IRD supplied and integrated its Single Load Cell (SLC) and IRD-PAT Bending Plate WIM Scales, Automatic Vehicle Identification (AVI), Tracking Sensors, Over-height Detection, Variable Message Signs (VMS), Changeable Message Signs (CMS), Side View Cameras, and License Plate Readers (LPR) with Optical Character Recognition (OCR). All of the equipment is being connected to IRD's iSINC (Intelligent Sensor Interface and Network Controller) Electronics. The firm is also integrating its automated weigh station system with Washington State DOT Commercial Vehicle Information Systems and Networks (CVISN). Washington State is a member of NORPASS (North American Preclearance and Safety System).
The Spokane system is IRD's twelfth WIM Preclearance System fitted for WSDOT in the last 20 years.
In the US state of Idaho, IRD is upgrading the Lewiston and Boise Port-of-Entry Weighin- Motion (WIM) and Automatic Vehicle Identification (AVI) Systems for the Idaho Transportation Department (ITD). The contract includes two years of equipment, software, and database maintenance to begin upon completion of the upgrades.
The Idaho sites are being modernised from IRD 1060 series electronics to iSINC controller electronics. The iSINC receives vehicle weights from SLC scales and vehicle information from AVI transponders. The iSINC connects with IRD's Intelligent Roadside Operations Computer (iROC) to transfer information via the Commercial Vehicles Information Systems and Network (CVISN) program. The CVISN programme is said by IRD to be a key component of the Federal Motor Carrier Administration's (FMCSA's) drive to improve commercial vehicle safety.

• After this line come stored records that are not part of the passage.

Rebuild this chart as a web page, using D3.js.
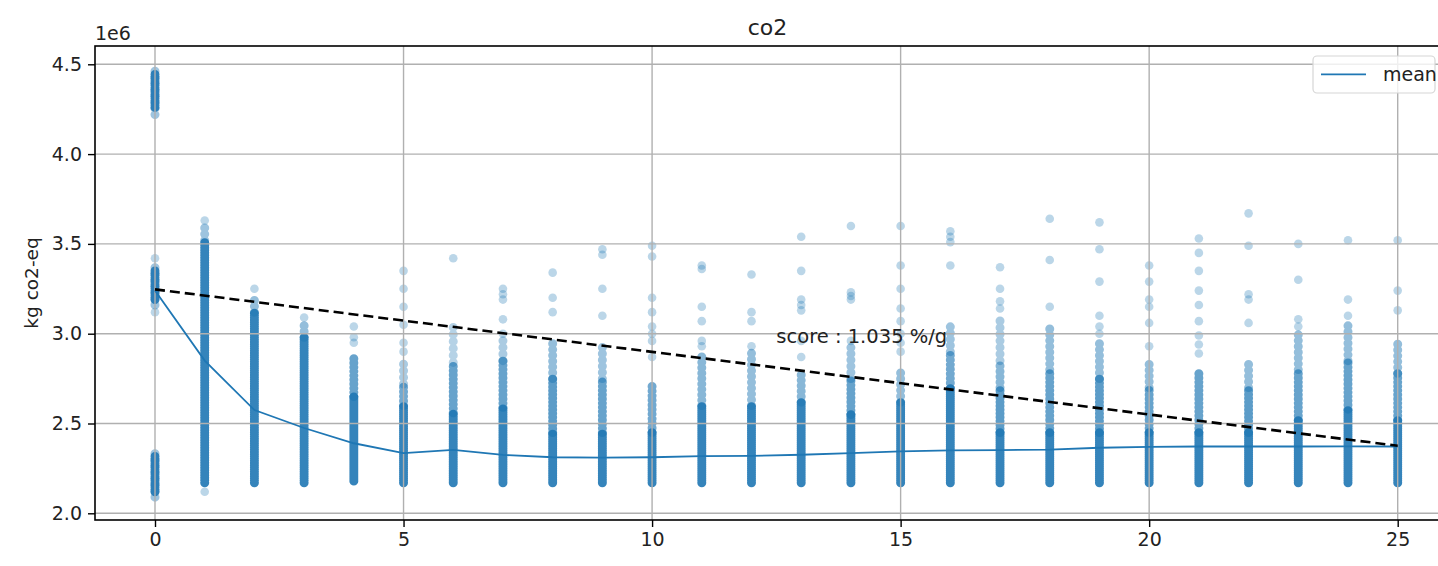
<!DOCTYPE html>
<html>
<head>
<meta charset="utf-8">
<script src="https://cdn.jsdelivr.net/npm/d3@7"></script>
<style>
body { margin: 0; background: #fff; }
svg { font-family: "DejaVu Sans", sans-serif; }
</style>
</head>
<body>
<svg id="chart" width="1438" height="566"></svg>
<script>
// values in units of 1e6 kg co2-eq
var gens = [0,1,2,3,4,5,6,7,8,9,10,11,12,13,14,15,16,17,18,19,20,21,22,23,24,25]
var meanCo2 = [3.24, 2.85, 2.575, 2.475, 2.39, 2.335, 2.353, 2.325, 2.312, 2.31, 2.312, 2.318, 2.32,
               2.326, 2.335, 2.345, 2.35, 2.352, 2.355, 2.365, 2.37, 2.372, 2.372, 2.372, 2.373, 2.372]
var trendX = [0, 25]
var trendY = [3.247, 2.376]
var xTicks = [0, 5, 10, 15, 20, 25]
var yTicks = [2.0, 2.5, 3.0, 3.5, 4.0, 4.5]

// dense runs of points: [gen, low, high, density]
var bands = [
  [0, 4.22, 4.48, 0.35], [0, 4.26, 4.45, 0.85],
  [0, 3.16, 3.38, 0.35], [0, 3.19, 3.35, 0.85],
  [0, 2.09, 2.35, 0.35], [0, 2.12, 2.32, 0.85],
  [1, 2.17, 3.52, 0.82], [1, 3.52, 3.6, 0.35],
  [2, 2.17, 3.12, 0.85], [2, 3.12, 3.2, 0.4],
  [3, 2.17, 2.98, 0.85], [3, 2.98, 3.05, 0.4],
  [4, 2.18, 2.65, 0.88], [4, 2.65, 2.88, 0.6],
  [5, 2.17, 2.6, 0.88], [5, 2.6, 2.72, 0.55], [5, 2.72, 2.85, 0.3],
  [6, 2.17, 2.56, 0.9], [6, 2.56, 2.84, 0.6], [6, 2.84, 3.07, 0.25],
  [7, 2.17, 2.59, 0.9], [7, 2.59, 2.85, 0.6], [7, 2.85, 2.97, 0.3],
  [8, 2.17, 2.45, 0.9], [8, 2.45, 2.75, 0.65], [8, 2.75, 2.95, 0.4],
  [9, 2.17, 2.45, 0.9], [9, 2.45, 2.75, 0.6], [9, 2.75, 2.95, 0.35],
  [10, 2.17, 2.45, 0.88], [10, 2.45, 2.73, 0.55],
  [11, 2.17, 2.6, 0.88], [11, 2.6, 2.9, 0.45],
  [12, 2.17, 2.6, 0.88], [12, 2.6, 2.9, 0.4],
  [13, 2.17, 2.62, 0.88], [13, 2.62, 2.8, 0.45],
  [14, 2.17, 2.55, 0.88], [14, 2.55, 2.75, 0.6], [14, 2.75, 2.93, 0.35],
  [15, 2.17, 2.62, 0.88], [15, 2.62, 2.8, 0.4],
  [16, 2.17, 2.7, 0.88], [16, 2.7, 2.9, 0.55], [16, 2.9, 3.05, 0.35],
  [17, 2.17, 2.45, 0.88], [17, 2.45, 2.7, 0.65], [17, 2.7, 2.85, 0.45], [17, 2.85, 3.1, 0.3],
  [18, 2.17, 2.45, 0.88], [18, 2.45, 2.8, 0.6], [18, 2.8, 3.03, 0.4],
  [19, 2.17, 2.45, 0.88], [19, 2.45, 2.75, 0.65], [19, 2.75, 2.95, 0.4],
  [20, 2.17, 2.45, 0.88], [20, 2.45, 2.7, 0.6], [20, 2.7, 2.84, 0.4],
  [21, 2.17, 2.45, 0.88], [21, 2.45, 2.78, 0.6],
  [22, 2.17, 2.45, 0.88], [22, 2.45, 2.7, 0.65], [22, 2.7, 2.86, 0.4],
  [23, 2.17, 2.52, 0.88], [23, 2.52, 2.8, 0.6], [23, 2.8, 3.0, 0.4],
  [24, 2.17, 2.58, 0.88], [24, 2.58, 2.85, 0.6], [24, 2.85, 3.07, 0.4],
  [25, 2.17, 2.52, 0.88], [25, 2.52, 2.78, 0.6], [25, 2.78, 2.96, 0.4]
]

// loose points above the runs: [gen, value]
var loose = [
  [0, 3.12], [0, 3.42],
  [1, 2.12], [1, 3.63],
  [2, 3.25],
  [3, 3.09],
  [4, 2.95], [4, 2.98], [4, 3.04],
  [5, 2.9], [5, 2.95], [5, 3.05], [5, 3.15], [5, 3.25], [5, 3.35],
  [6, 3.42],
  [7, 3.0], [7, 3.08], [7, 3.19], [7, 3.22], [7, 3.25],
  [8, 3.12], [8, 3.2], [8, 3.34],
  [9, 3.1], [9, 3.25], [9, 3.44], [9, 3.47],
  [10, 2.87], [10, 2.96], [10, 3.0], [10, 3.04], [10, 3.12], [10, 3.2], [10, 3.43], [10, 3.49],
  [11, 2.93], [11, 2.96], [11, 3.07], [11, 3.15], [11, 3.36], [11, 3.38],
  [12, 2.93], [12, 3.07], [12, 3.12], [12, 3.33],
  [13, 2.87], [13, 2.96], [13, 3.13], [13, 3.16], [13, 3.19], [13, 3.35], [13, 3.54],
  [14, 2.96], [14, 3.19], [14, 3.21], [14, 3.23], [14, 3.6],
  [15, 2.9], [15, 2.95], [15, 3.0], [15, 3.07], [15, 3.14], [15, 3.25], [15, 3.38], [15, 3.6],
  [16, 3.38], [16, 3.51], [16, 3.54], [16, 3.57],
  [17, 3.14], [17, 3.18], [17, 3.25], [17, 3.37],
  [18, 3.15], [18, 3.41], [18, 3.64],
  [19, 3.0], [19, 3.04], [19, 3.1], [19, 3.29], [19, 3.47], [19, 3.62],
  [20, 2.93], [20, 3.06], [20, 3.15], [20, 3.19], [20, 3.29], [20, 3.38],
  [21, 2.89], [21, 2.94], [21, 2.99], [21, 3.07], [21, 3.16], [21, 3.24], [21, 3.35], [21, 3.45], [21, 3.53],
  [22, 3.06], [22, 3.19], [22, 3.22], [22, 3.49], [22, 3.67],
  [23, 3.04], [23, 3.08], [23, 3.3], [23, 3.5],
  [24, 3.1], [24, 3.19], [24, 3.52],
  [25, 3.13], [25, 3.24], [25, 3.52]
]

var blue = '#1f77b4'
var svg = d3.select('#chart')

var axLeft = 95, axRight = 1440, axTop = 46, axBottom = 520

var x = d3.scaleLinear().domain([0, 25]).range([155, 1397.7])
var y = d3.scaleLinear().domain([2, 4.5]).range([513.3, 64.3])

var plot = svg.append('g')

// runs of markers: each run is a stroke of round dots, sparser when lighter
plot.selectAll('line.band').data(bands).enter().append('line')
    .attr('class', 'band')
    .attr('x1', function(d){return x(d[0])})
    .attr('x2', function(d){return x(d[0])})
    .attr('y1', function(d){return y(d[1])})
    .attr('y2', function(d){return y(d[2])})
    .attr('stroke', blue)
    .attr('stroke-width', 9)
    .attr('stroke-linecap', 'round')
    .attr('stroke-dasharray', function(d){return '0,' + Math.max(1.5, 2 + (0.88 - d[3]) * 8).toFixed(1)})
    .attr('stroke-opacity', function(d){return Math.min(0.9, d[3] + 0.08)})

plot.selectAll('circle').data(loose).enter().append('circle')
    .attr('cx', function(d){return x(d[0])})
    .attr('cy', function(d){return y(d[1])})
    .attr('r', 4.3)
    .attr('fill', blue)
    .attr('fill-opacity', 0.3)

// grid sits above the scatter, like the original
var grid = svg.append('g').attr('stroke', '#b0b0b0').attr('stroke-width', 1.4)
grid.selectAll('line.gx').data(xTicks).enter().append('line')
    .attr('class', 'gx')
    .attr('x1', function(d){return x(d)}).attr('x2', function(d){return x(d)})
    .attr('y1', axTop).attr('y2', axBottom)
grid.selectAll('line.gy').data(yTicks).enter().append('line')
    .attr('class', 'gy')
    .attr('x1', axLeft).attr('x2', axRight)
    .attr('y1', function(d){return y(d)}).attr('y2', function(d){return y(d)})

// mean line
var line = d3.line().x(function(d, i){return x(gens[i])}).y(function(d){return y(d)})
svg.append('path').datum(meanCo2)
    .attr('d', line)
    .attr('fill', 'none')
    .attr('stroke', blue)
    .attr('stroke-width', 1.8)

// trend dashed line
svg.append('path').datum(trendY)
    .attr('d', d3.line().x(function(d, i){return x(trendX[i])}).y(function(d){return y(d)}))
    .attr('fill', 'none')
    .attr('stroke', '#000')
    .attr('stroke-width', 2.6)
    .attr('stroke-dasharray', '10,5')

svg.append('text')
    .attr('x', x(12.5)).attr('y', y(2.95))
    .attr('font-size', 19.5).attr('fill', '#222')
    .text('score : 1.035 %/g')

// spines
svg.append('rect')
    .attr('x', axLeft).attr('y', axTop)
    .attr('width', axRight - axLeft).attr('height', axBottom - axTop)
    .attr('fill', 'none').attr('stroke', '#000').attr('stroke-width', 1.6)

// axes
var xAxis = d3.axisBottom(x).tickValues(xTicks).tickSize(7).tickPadding(6).tickFormat(d3.format('d'))
var gx = svg.append('g').attr('transform', 'translate(0,' + axBottom + ')').call(xAxis)
var yAxis = d3.axisLeft(y).tickValues(yTicks).tickSize(7).tickPadding(6).tickFormat(d3.format('.1f'))
var gy = svg.append('g').attr('transform', 'translate(' + axLeft + ',0)').call(yAxis)
;[gx, gy].forEach(function(g) {
    g.select('.domain').remove()
    g.selectAll('.tick line').attr('stroke', '#000').attr('stroke-width', 1.4)
    g.selectAll('.tick text').attr('font-size', 19).attr('fill', '#222')
        .attr('font-family', '"DejaVu Sans", sans-serif')
})

svg.append('text')
    .attr('x', axLeft).attr('y', 40)
    .attr('font-size', 19).attr('fill', '#222')
    .text('1e6')

svg.append('text')
    .attr('transform', 'translate(38,' + ((axTop + axBottom) / 2) + ') rotate(-90)')
    .attr('text-anchor', 'middle')
    .attr('font-size', 18.5).attr('fill', '#222')
    .text('kg co2-eq')

svg.append('text')
    .attr('x', (axLeft + axRight) / 2).attr('y', 35)
    .attr('text-anchor', 'middle')
    .attr('font-size', 22).attr('fill', '#222')
    .text('co2')

// legend
var leg = svg.append('g')
leg.append('rect')
    .attr('x', 1313).attr('y', 56).attr('width', 122).attr('height', 37).attr('rx', 4)
    .attr('fill', '#fff').attr('fill-opacity', 0.8)
    .attr('stroke', '#d6d6d6').attr('stroke-width', 1.2)
leg.append('line')
    .attr('x1', 1321).attr('x2', 1366).attr('y1', 74.3).attr('y2', 74.3)
    .attr('stroke', blue).attr('stroke-width', 1.8)
leg.append('text')
    .attr('x', 1383).attr('y', 81)
    .attr('font-size', 19).attr('fill', '#222')
    .text('mean')
</script>
</body>
</html>
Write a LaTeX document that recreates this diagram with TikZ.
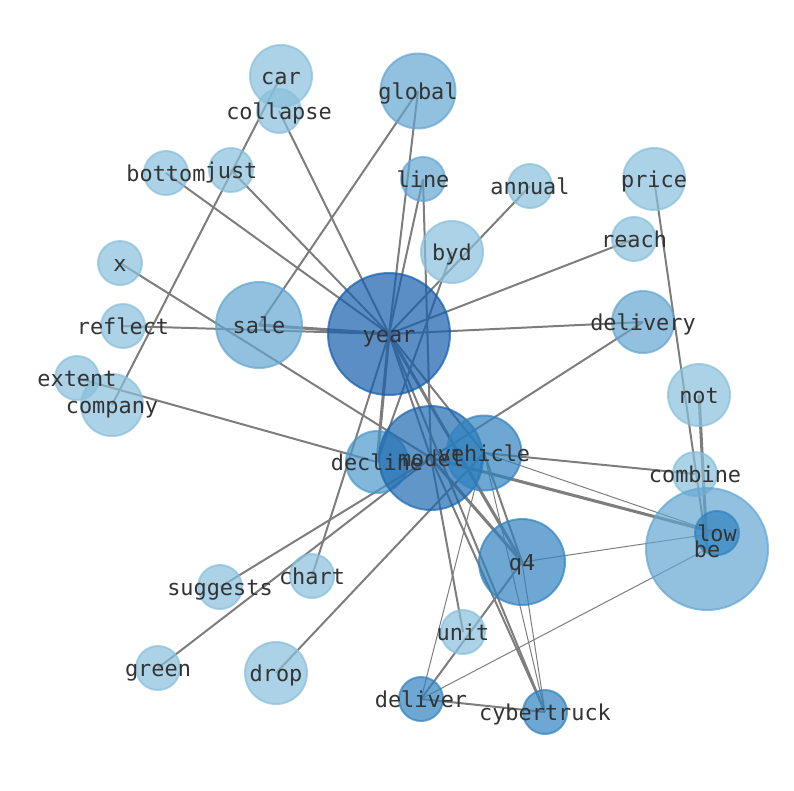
\documentclass[tikz,border=0pt]{standalone}
\usepackage{fontspec}
\setmonofont{DejaVu Sans Mono}
\definecolor{wl}{RGB}{136,191,219}
\definecolor{wm}{RGB}{99,166,209}
\definecolor{wdc}{RGB}{74,152,204}
\definecolor{wd}{RGB}{48,131,191}
\definecolor{wmo}{RGB}{28,105,176}
\definecolor{wy}{RGB}{20,94,171}
\definecolor{linkgray}{RGB}{125,125,125}
\pgfdeclarelayer{links}
\pgfsetlayers{links,main}

\begin{document}
\begin{tikzpicture}[x=0.0265cm,y=-0.0265cm,disc/.style={shape=circle,inner sep=0pt,line width=1.5pt,fill opacity=0.7,draw opacity=0.7},discS/.style={disc,minimum size=1.166cm},discM/.style={disc,minimum size=1.643cm},discL/.style={disc,minimum size=1.988cm},discXL/.style={disc,minimum size=2.279cm},discXXL/.style={disc,minimum size=2.756cm},discH/.style={disc,minimum size=3.233cm},tl/.style={fill=wl,draw=wl},tm/.style={fill=wm,draw=wm},tdc/.style={fill=wdc,draw=wdc},td/.style={fill=wd,draw=wd},tmo/.style={fill=wmo,draw=wmo},ty/.style={fill=wy,draw=wy},word/.style={font=\ttfamily\fontsize{16.5}{18}\selectfont,text=black!80,inner sep=0pt,text height=14pt,text depth=1.3pt},link/.style={draw=linkgray,line width=1.5pt},linkT/.style={draw=linkgray,line width=0.75pt},linkB/.style={draw=linkgray,line width=2.3pt}]
\useasboundingbox (0,0) rectangle (794,790);

\node[discH,ty] (year) at (389,334) {};
\node[discXL,tm] (sale) at (259,325) {};
\node[discL,tm] (global) at (418,91) {};
\node[discM,tl] (car) at (281,76) {};
\node[discS,tl] (collapse) at (279,111) {};
\node[discS,tl] (just) at (231,170) {};
\node[discS,tl] (bottom) at (166,173) {};
\node[discS,tl] (x) at (120,263) {};
\node[discS,tl] (reflect) at (123,326) {};
\node[discS,tl] (extent) at (77,378) {};
\node[discM,tl] (company) at (112,405) {};
\node[discS,tm] (line) at (423,179) {};
\node[discS,tl] (annual) at (530,186) {};
\node[discM,tl] (byd) at (452,252) {};
\node[discM,tl] (price) at (654,179) {};
\node[discS,tl] (reach) at (634,239) {};
\node[discM,tm] (delivery) at (643,322) {};
\node[discM,tl] (not) at (699,395) {};
\node[discS,tl] (combine) at (695,474) {};
\node[discH,tm] (be) at (707,549) {};
\node[discS,td] (low) at (717,533) {};
\node[discM,tdc] (decline) at (377,462) {};
\node[discXXL,tmo] (model) at (431,458) {};
\node[discL,td] (vehicle) at (484,453) {};
\node[discXL,td] (q4) at (522,562) {};
\node[discS,tl] (suggests) at (220,587) {};
\node[discS,tl] (chart) at (312,576) {};
\node[discS,tl] (green) at (158,668) {};
\node[discM,tl] (drop) at (276,673) {};
\node[discS,tl] (unit) at (463,632) {};
\node[discS,td] (deliver) at (421,699) {};
\node[discS,td] (cybertruck) at (545,712) {};

\node[word] (yearT) at (year) {year};
\node[word] (saleT) at (sale) {sale};
\node[word] (globalT) at (global) {global};
\node[word] (carT) at (car) {car};
\node[word] (collapseT) at (collapse) {collapse};
\node[word] (justT) at (just) {just};
\node[word] (bottomT) at (bottom) {bottom};
\node[word] (xT) at (x) {x};
\node[word] (reflectT) at (reflect) {reflect};
\node[word] (extentT) at (extent) {extent};
\node[word] (companyT) at (company) {company};
\node[word] (lineT) at (line) {line};
\node[word] (annualT) at (annual) {annual};
\node[word] (bydT) at (byd) {byd};
\node[word] (priceT) at (price) {price};
\node[word] (reachT) at (reach) {reach};
\node[word] (deliveryT) at (delivery) {delivery};
\node[word] (notT) at (not) {not};
\node[word] (combineT) at (combine) {combine};
\node[word] (beT) at (be) {be};
\node[word] (lowT) at (low) {low};
\node[word] (declineT) at (decline) {decline};
\node[word] (modelT) at (model) {model};
\node[word] (vehicleT) at (vehicle) {vehicle};
\node[word] (q4T) at (q4) {q4};
\node[word] (suggestsT) at (suggests) {suggests};
\node[word] (chartT) at (chart) {chart};
\node[word] (greenT) at (green) {green};
\node[word] (dropT) at (drop) {drop};
\node[word] (unitT) at (unit) {unit};
\node[word] (deliverT) at (deliver) {deliver};
\node[word] (cybertruckT) at (cybertruck) {cybertruck};

\begin{pgfonlayer}{links}
\draw[link] (car.center) -- (company.center);
\draw[link] (collapse.center) -- (year.center);
\draw[link] (global.center) -- (sale.center);
\draw[link] (global.center) -- (year.center);
\draw[link] (line.center) -- (year.center);
\draw[link] (line.center) -- (model.center);
\draw[link] (bottom.center) -- (year.center);
\draw[link] (just.center) -- (year.center);
\draw[link] (reflect.center) -- (year.center);
\draw[linkB] (sale.center) -- (year.center);
\draw[link] (x.center) -- (model.center);
\draw[link] (extent.center) -- (decline.center);
\draw[link] (annual.center) -- (year.center);
\draw[link] (byd.center) -- (decline.center);
\draw[link] (reach.center) -- (year.center);
\draw[link] (delivery.center) -- (year.center);
\draw[link] (delivery.center) -- (model.center);
\draw[link] (chart.center) -- (year.center);
\draw[link] (suggests.center) -- (model.center);
\draw[link] (green.center) -- (model.center);
\draw[link] (drop.center) -- (vehicle.center);
\draw[link] (year.center) -- (model.center);
\draw[link] (year.center) -- (vehicle.center);
\draw[linkB] (year.center) -- (decline.center);
\draw[linkB] (year.center) -- (q4.center);
\draw[link] (year.center) -- (cybertruck.center);
\draw[linkB] (model.center) -- (q4.center);
\draw[link] (model.center) -- (cybertruck.center);
\draw[link] (model.center) -- (unit.center);
\draw[linkB] (model.center) -- (low.center);
\draw[link] (vehicle.center) -- (q4.center);
\draw[link] (vehicle.center) -- (combine.center);
\draw[linkT] (vehicle.center) -- (low.center);
\draw[linkT] (vehicle.center) -- (cybertruck.center);
\draw[linkT] (q4.center) -- (cybertruck.center);
\draw[linkT] (q4.center) -- (low.center);
\draw[link] (deliver.center) -- (q4.center);
\draw[link] (deliver.center) -- (cybertruck.center);
\draw[linkT] (deliver.center) -- (vehicle.center);
\draw[linkT] (deliver.center) -- (be.center);
\draw[linkB] (not.center) -- (be.center);
\draw[link] (price.center) -- (be.center);
\end{pgfonlayer}
\end{tikzpicture}
\end{document}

Vehicle safety and licensing information will be passed to IRD's roadside system and a decision will be made in real-time whether a truck is permitted to bypass the weigh station or come in for inspection.
According to IRD, weigh stations often exceed capacity at peak traffic times and are forced to close while the back-log of trucks is cleared. By combining CVISN information with a vehicle's weight, as measured by IRD's WIM systems, the weigh station can focus on high risk vehicles, allowing weight compliant carriers with good safety records to bypass the weigh station. Not only is this said to substantially improve the operation of the weigh station, but it is of considerable benefit to the trucking industry, reducing wait times at weigh stations for reputable carriers and cutting fuel bills and emissions in the process.